# Written problem
Leave out all pictures and give back precisely the lines from the line with "Output the Python" to the line with "import numpy as np", including those two lines.

# Source records
*****
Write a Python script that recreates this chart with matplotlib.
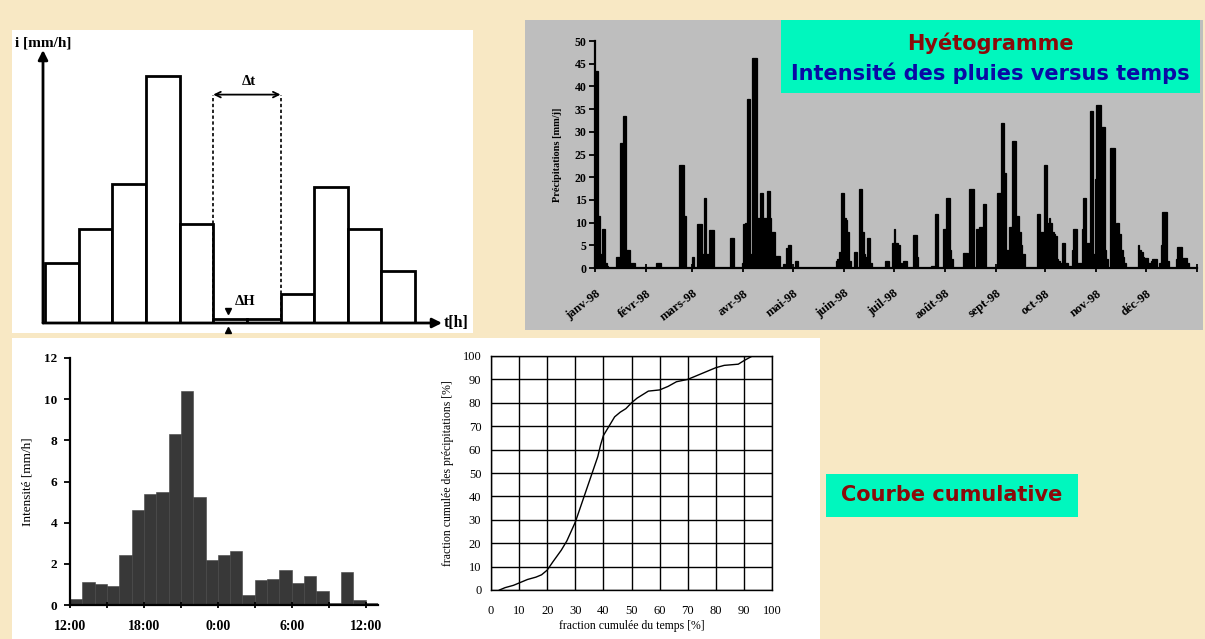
*****
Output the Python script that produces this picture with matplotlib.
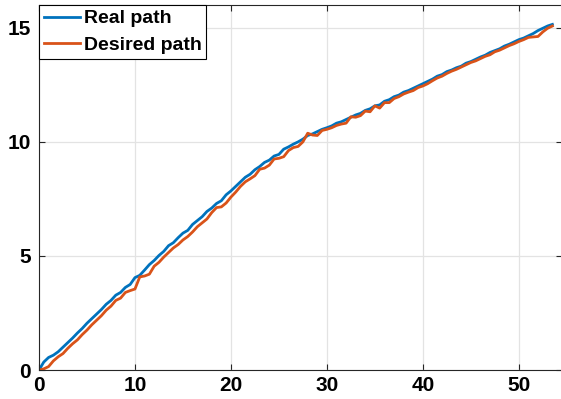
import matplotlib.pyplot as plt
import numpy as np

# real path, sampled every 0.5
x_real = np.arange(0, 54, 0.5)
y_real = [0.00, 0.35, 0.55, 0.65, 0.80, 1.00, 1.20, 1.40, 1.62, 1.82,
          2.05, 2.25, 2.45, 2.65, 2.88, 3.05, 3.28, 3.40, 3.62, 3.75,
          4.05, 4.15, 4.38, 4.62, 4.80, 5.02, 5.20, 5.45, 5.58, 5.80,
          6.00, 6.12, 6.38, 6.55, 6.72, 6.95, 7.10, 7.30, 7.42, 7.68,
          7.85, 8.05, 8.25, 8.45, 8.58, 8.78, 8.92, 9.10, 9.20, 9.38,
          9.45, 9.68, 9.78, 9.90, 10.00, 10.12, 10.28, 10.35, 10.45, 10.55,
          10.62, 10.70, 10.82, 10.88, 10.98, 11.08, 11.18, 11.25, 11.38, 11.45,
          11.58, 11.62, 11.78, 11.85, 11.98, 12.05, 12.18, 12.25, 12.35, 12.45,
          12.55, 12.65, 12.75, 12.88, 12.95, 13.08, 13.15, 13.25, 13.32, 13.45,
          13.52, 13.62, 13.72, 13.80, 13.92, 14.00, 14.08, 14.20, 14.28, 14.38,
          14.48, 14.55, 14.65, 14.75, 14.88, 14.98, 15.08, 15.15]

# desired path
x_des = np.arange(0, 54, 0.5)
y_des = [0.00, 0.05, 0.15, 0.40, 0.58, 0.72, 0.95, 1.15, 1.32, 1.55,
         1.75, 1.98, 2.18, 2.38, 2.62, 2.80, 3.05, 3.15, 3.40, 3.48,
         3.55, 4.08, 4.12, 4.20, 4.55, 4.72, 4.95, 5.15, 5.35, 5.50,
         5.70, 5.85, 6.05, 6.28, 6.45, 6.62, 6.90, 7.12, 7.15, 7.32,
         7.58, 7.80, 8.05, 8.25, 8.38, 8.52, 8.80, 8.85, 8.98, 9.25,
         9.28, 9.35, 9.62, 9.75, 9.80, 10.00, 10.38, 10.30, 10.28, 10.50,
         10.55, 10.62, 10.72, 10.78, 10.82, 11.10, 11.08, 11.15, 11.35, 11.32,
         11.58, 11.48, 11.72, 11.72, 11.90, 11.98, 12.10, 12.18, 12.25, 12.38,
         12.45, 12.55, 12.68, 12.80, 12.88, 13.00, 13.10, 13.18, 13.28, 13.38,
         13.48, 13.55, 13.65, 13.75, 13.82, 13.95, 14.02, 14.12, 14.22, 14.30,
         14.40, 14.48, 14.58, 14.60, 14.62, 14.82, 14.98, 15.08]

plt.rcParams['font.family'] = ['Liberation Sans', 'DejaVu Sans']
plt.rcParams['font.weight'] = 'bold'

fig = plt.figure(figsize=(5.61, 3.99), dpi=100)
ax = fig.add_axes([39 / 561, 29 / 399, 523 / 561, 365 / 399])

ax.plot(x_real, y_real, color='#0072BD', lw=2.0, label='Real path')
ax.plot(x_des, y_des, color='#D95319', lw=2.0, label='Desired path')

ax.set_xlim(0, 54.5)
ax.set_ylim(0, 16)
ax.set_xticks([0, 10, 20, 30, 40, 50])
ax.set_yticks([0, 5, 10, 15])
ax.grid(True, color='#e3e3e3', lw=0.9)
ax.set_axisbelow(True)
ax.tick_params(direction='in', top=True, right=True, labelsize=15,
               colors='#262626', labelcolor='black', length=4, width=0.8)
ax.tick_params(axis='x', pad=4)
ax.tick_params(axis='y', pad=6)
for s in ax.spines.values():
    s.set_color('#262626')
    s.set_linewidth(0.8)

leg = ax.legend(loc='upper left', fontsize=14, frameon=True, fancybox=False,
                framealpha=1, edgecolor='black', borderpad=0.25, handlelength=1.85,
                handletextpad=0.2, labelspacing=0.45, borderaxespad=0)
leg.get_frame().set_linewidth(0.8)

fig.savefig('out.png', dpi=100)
*****
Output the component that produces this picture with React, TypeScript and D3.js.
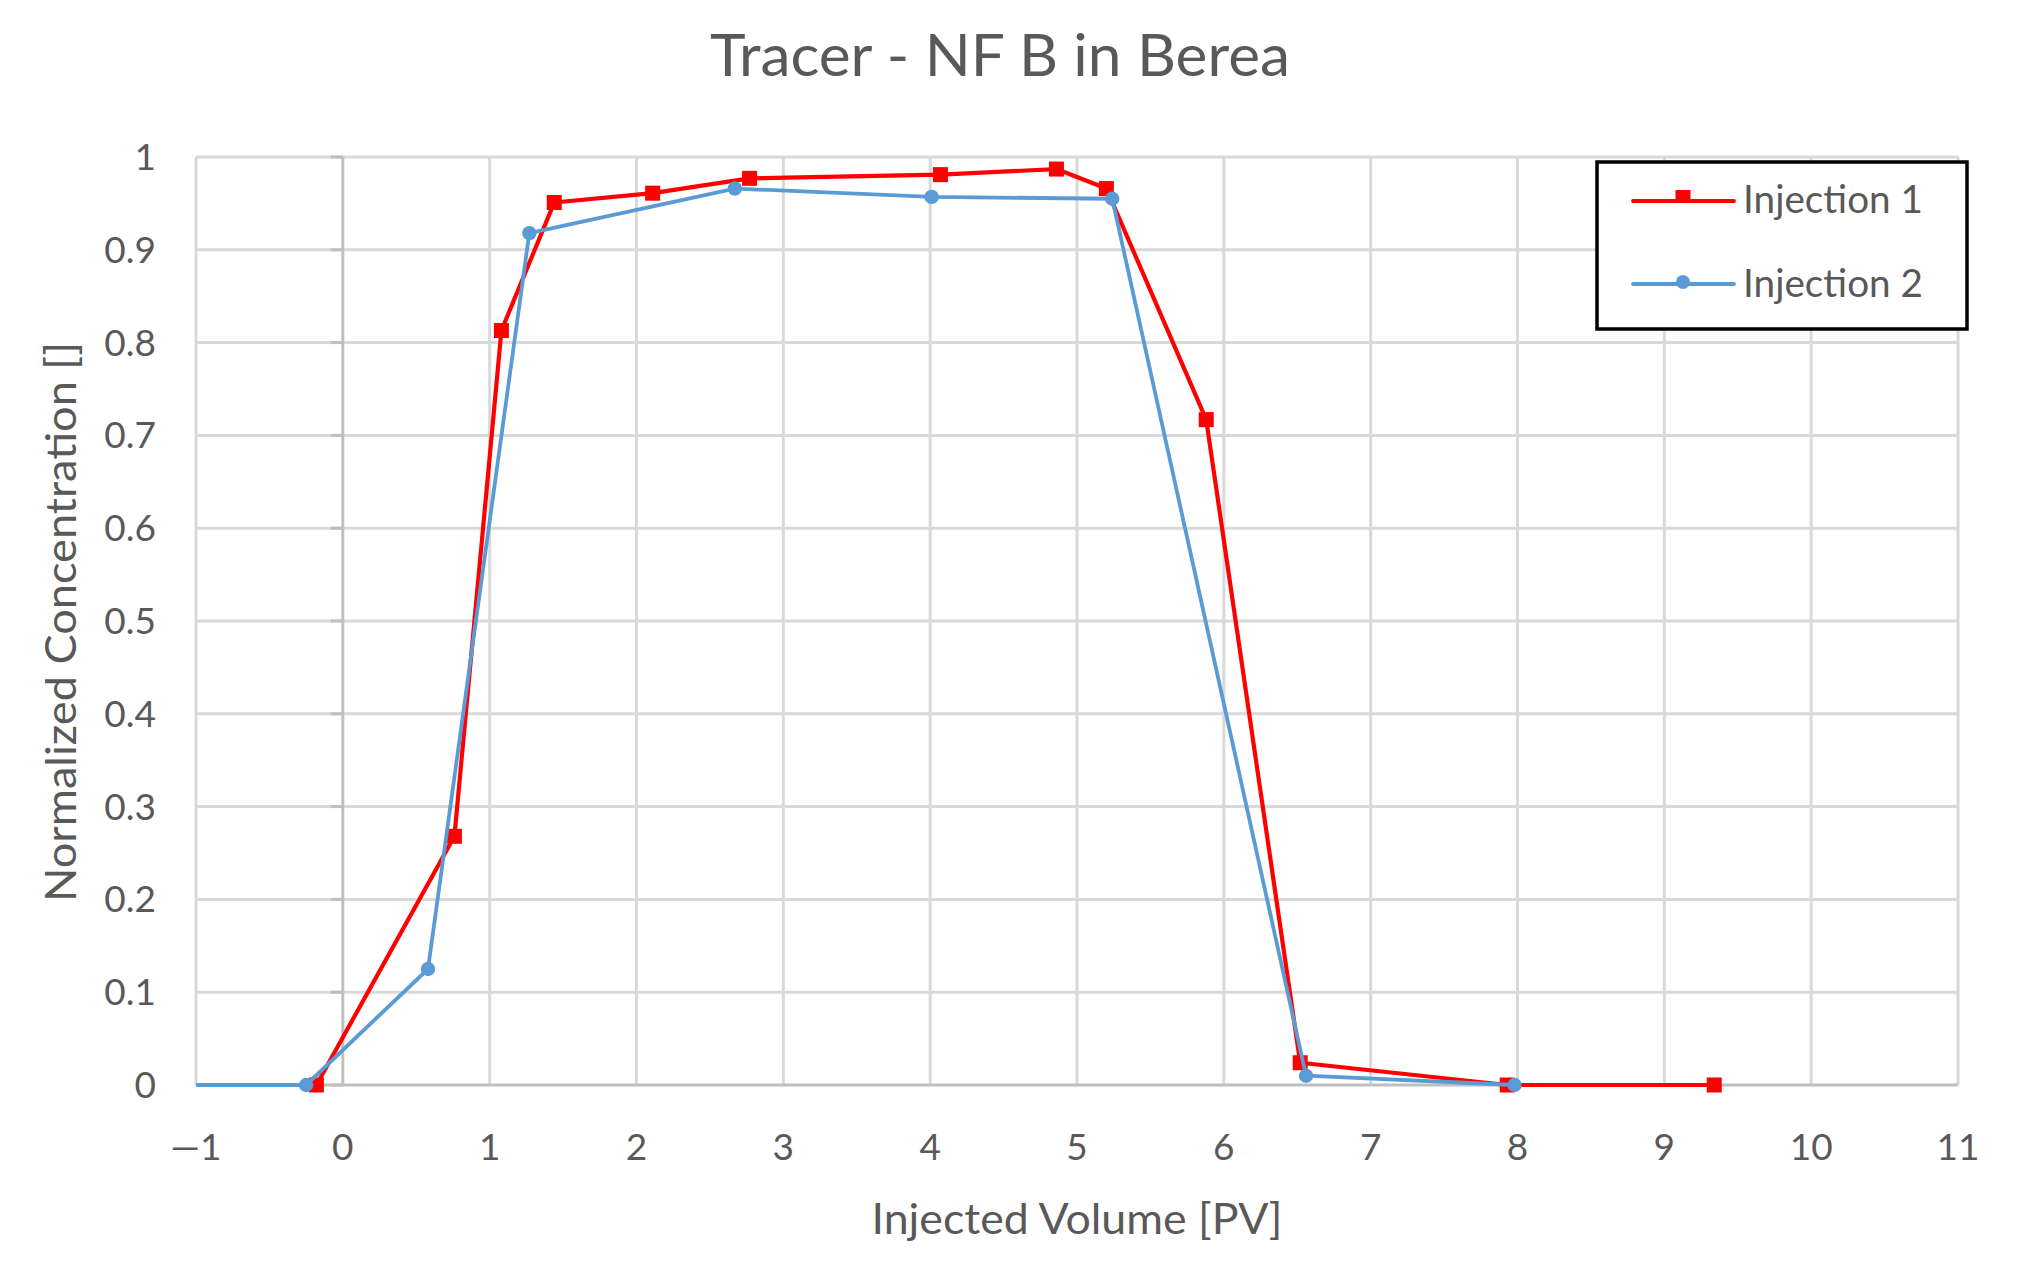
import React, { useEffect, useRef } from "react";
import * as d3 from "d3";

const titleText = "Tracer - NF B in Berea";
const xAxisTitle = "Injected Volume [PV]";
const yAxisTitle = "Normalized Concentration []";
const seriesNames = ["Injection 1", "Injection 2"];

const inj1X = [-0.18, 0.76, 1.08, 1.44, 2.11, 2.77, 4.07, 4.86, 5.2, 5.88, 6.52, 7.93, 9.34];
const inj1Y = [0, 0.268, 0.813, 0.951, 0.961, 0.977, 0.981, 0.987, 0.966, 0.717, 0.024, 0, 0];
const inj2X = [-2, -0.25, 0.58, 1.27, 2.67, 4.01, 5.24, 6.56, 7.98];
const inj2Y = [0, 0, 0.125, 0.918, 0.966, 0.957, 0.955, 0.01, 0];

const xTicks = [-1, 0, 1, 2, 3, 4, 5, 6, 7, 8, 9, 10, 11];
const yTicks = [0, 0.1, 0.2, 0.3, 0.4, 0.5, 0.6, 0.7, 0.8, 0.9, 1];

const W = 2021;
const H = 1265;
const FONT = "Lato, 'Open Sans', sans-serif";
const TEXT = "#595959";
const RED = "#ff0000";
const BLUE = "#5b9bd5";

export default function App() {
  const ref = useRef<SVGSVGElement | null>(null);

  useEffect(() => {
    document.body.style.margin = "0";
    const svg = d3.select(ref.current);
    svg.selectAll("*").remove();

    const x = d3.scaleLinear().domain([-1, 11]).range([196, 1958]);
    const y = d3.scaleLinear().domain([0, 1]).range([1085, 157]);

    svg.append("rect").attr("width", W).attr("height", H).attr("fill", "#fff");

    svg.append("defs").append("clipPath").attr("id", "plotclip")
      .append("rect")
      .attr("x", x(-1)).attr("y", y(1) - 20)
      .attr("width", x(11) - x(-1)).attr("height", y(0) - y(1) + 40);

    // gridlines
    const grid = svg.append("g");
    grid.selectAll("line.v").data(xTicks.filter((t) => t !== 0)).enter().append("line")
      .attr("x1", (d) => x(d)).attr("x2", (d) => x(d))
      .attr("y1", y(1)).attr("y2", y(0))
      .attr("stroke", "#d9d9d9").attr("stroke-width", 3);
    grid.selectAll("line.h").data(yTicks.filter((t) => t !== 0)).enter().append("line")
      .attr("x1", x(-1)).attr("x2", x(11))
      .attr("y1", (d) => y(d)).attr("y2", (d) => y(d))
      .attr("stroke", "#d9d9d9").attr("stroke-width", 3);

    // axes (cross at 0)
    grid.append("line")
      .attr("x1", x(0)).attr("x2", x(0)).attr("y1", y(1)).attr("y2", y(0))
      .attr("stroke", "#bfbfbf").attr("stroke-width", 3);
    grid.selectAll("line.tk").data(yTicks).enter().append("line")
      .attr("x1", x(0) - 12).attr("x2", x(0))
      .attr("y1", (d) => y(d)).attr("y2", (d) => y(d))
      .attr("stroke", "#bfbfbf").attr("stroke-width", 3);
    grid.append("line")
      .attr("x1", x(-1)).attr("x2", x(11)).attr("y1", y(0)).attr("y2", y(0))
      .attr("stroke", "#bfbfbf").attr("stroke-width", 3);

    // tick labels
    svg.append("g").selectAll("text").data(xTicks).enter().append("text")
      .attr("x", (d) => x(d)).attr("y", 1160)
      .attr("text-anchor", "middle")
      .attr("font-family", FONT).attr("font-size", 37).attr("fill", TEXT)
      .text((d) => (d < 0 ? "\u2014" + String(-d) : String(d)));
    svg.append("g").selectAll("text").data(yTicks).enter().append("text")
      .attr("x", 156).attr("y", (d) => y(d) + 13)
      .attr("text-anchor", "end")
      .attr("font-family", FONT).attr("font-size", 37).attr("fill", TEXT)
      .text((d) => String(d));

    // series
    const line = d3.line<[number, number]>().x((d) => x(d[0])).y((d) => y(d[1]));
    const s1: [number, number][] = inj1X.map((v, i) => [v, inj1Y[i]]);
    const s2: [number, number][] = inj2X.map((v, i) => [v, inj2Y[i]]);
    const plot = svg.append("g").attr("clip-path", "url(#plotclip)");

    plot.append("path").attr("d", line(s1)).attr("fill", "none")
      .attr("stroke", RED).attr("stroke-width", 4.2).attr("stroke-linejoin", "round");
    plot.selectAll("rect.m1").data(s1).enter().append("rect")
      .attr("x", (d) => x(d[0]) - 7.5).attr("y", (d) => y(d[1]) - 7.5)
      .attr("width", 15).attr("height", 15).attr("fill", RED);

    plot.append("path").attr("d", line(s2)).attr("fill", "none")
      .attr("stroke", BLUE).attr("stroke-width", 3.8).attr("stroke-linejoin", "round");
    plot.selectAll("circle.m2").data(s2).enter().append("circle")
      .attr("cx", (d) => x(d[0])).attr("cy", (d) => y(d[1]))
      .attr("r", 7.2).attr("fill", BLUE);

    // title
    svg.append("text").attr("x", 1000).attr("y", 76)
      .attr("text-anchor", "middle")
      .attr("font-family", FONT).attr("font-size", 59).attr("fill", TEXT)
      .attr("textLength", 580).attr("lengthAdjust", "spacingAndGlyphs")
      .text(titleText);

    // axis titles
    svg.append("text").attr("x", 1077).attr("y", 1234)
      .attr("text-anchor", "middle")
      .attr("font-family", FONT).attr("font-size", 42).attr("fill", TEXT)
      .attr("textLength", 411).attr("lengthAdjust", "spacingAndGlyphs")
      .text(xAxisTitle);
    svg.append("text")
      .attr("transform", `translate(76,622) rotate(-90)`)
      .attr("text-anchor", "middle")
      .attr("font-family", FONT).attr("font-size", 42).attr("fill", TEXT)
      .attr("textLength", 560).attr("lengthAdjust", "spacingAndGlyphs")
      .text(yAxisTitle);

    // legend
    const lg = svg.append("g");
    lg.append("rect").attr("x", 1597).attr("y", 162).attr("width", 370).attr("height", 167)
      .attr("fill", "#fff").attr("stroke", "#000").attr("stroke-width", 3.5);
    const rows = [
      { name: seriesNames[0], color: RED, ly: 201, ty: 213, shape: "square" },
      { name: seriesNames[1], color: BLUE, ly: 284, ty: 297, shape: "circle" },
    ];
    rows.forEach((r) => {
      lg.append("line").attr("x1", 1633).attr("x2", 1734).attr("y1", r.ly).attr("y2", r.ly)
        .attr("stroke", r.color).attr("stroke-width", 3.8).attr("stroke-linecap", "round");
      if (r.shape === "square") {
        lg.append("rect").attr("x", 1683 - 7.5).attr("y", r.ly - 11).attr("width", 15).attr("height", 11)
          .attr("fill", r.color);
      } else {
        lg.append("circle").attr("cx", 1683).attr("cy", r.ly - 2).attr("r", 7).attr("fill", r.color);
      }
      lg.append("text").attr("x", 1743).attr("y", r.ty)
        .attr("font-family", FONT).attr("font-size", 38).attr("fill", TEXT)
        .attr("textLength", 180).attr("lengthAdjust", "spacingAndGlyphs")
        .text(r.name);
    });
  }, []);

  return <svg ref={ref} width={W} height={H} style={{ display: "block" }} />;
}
*****
# The reply
Output the Python script that produces this picture with matplotlib.
import matplotlib.pyplot as plt
import numpy as np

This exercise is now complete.